**Records with drawing code**
***

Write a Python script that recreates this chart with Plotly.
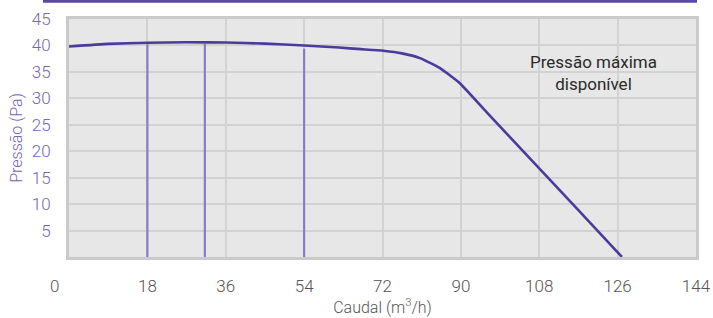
import plotly.graph_objects as go

# Curve: pressure vs flow
flow = [0, 9, 18, 27, 36, 45, 54, 62, 67, 72.2, 76.5, 80.6, 85.2, 89.7, 95.9, 106.6, 116.5, 127]
pressure = [39.8, 40.3, 40.5, 40.6, 40.55, 40.35, 40.0, 39.6, 39.3, 39.0, 38.5, 37.6, 35.7, 32.9, 27.4, 18.0, 9.3, 0]

# Vertical marker lines (flow position, top pressure)
mark_x = [18, 31.2, 54]
mark_top = [40.45, 40.3, 39.4]

x_ticks = [0, 18, 36, 54, 72, 90, 108, 126, 144]
x_ticktext = ["0\u2007\u2007\u2007", "18", "36", "54", "72", "90", "108", "126", "144"]
y_ticks = [5, 10, 15, 20, 25, 30, 35, 40, 45]

curve_color = "#4a3b9c"
mark_color = "#8a7cc4"
purple_text = "#7466b6"
FONT = "Roboto"

fig = go.Figure()

vx, vy = [], []
for x, t in zip(mark_x, mark_top):
    vx += [x, x, None]
    vy += [0, t, None]
fig.add_trace(go.Scatter(x=vx, y=vy, mode="lines",
                         line=dict(color=mark_color, width=2.2),
                         hoverinfo="skip", showlegend=False))

fig.add_trace(go.Scatter(x=flow, y=pressure, mode="lines",
                         line=dict(color=curve_color, width=2.6, shape="spline", smoothing=0.4),
                         showlegend=False))

fig.add_annotation(x=120.5, y=34.8, text="Pressão máxima<br>disponível", showarrow=False,
                   font=dict(family=FONT, size=17, color="#2a2a2a", weight=400), align="center")

# top purple bar
fig.add_shape(type="rect", xref="paper", yref="paper", x0=-0.0415, x1=1.0016,
              y0=1.068, y1=1.085, fillcolor="#5a47a6", line_width=0, layer="above")

fig.update_layout(
    width=713, height=318,
    margin=dict(l=69, r=17, t=19, b=61),
    paper_bgcolor="white",
    plot_bgcolor="#e7e7e7",
    font=dict(family=FONT, size=17, color="#555555", weight=300),
    xaxis=dict(range=[0, 144], tickvals=x_ticks, ticktext=x_ticktext, automargin=False,
               showgrid=True, gridcolor="#d2d2d2", gridwidth=1.5,
               showline=True, linecolor="#cacaca", linewidth=3, mirror=True,
               zeroline=False, ticks="", ticklabelstandoff=12,
               tickfont=dict(color="#555555", size=17, weight=300),
               title=dict(text="Caudal (m<sup>3</sup>/h)", font=dict(size=16, color="#555555", weight=300), standoff=1)),
    yaxis=dict(range=[0, 45], tickvals=y_ticks, automargin=False,
               showgrid=True, gridcolor="#d2d2d2", gridwidth=1.5,
               showline=True, linecolor="#cacaca", linewidth=3, mirror=True,
               zeroline=False, ticks="", ticklabelstandoff=12,
               tickfont=dict(color=purple_text, size=17, weight=300),
               title=dict(text="Pressão (Pa)", font=dict(size=16, color=purple_text, weight=300), standoff=6)),
)

fig.write_html("out.html", config={"displayModeBar": False},
               post_script="document.body.style.margin='0';document.body.style.overflow='hidden';")
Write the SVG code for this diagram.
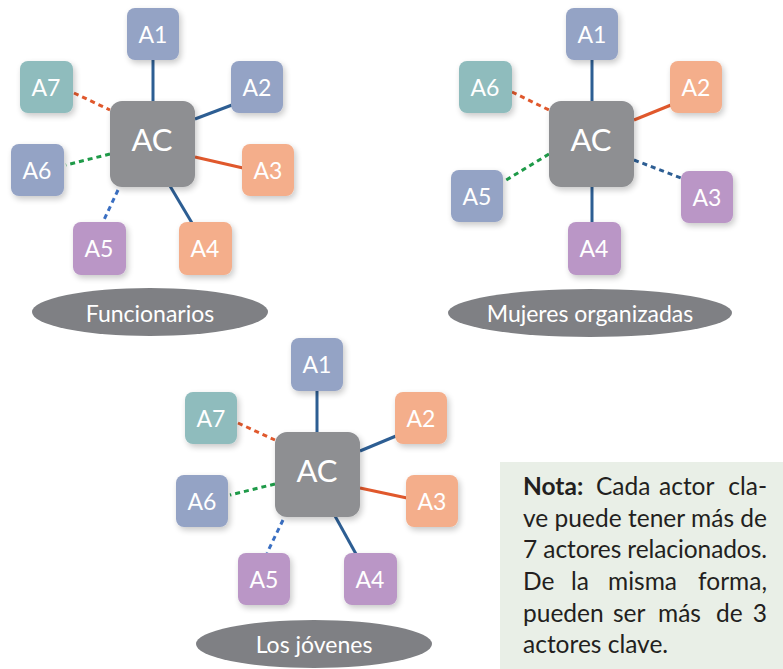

***

**Set task**
Restate the material word for word from its first line through the line containing "mark_top = [40.45, 40.3, 39.4]", both included; the pictures do not belong in it.

**Written reply**
Write a Python script that recreates this chart with Plotly.
import plotly.graph_objects as go

# Curve: pressure vs flow
flow = [0, 9, 18, 27, 36, 45, 54, 62, 67, 72.2, 76.5, 80.6, 85.2, 89.7, 95.9, 106.6, 116.5, 127]
pressure = [39.8, 40.3, 40.5, 40.6, 40.55, 40.35, 40.0, 39.6, 39.3, 39.0, 38.5, 37.6, 35.7, 32.9, 27.4, 18.0, 9.3, 0]

# Vertical marker lines (flow position, top pressure)
mark_x = [18, 31.2, 54]
mark_top = [40.45, 40.3, 39.4]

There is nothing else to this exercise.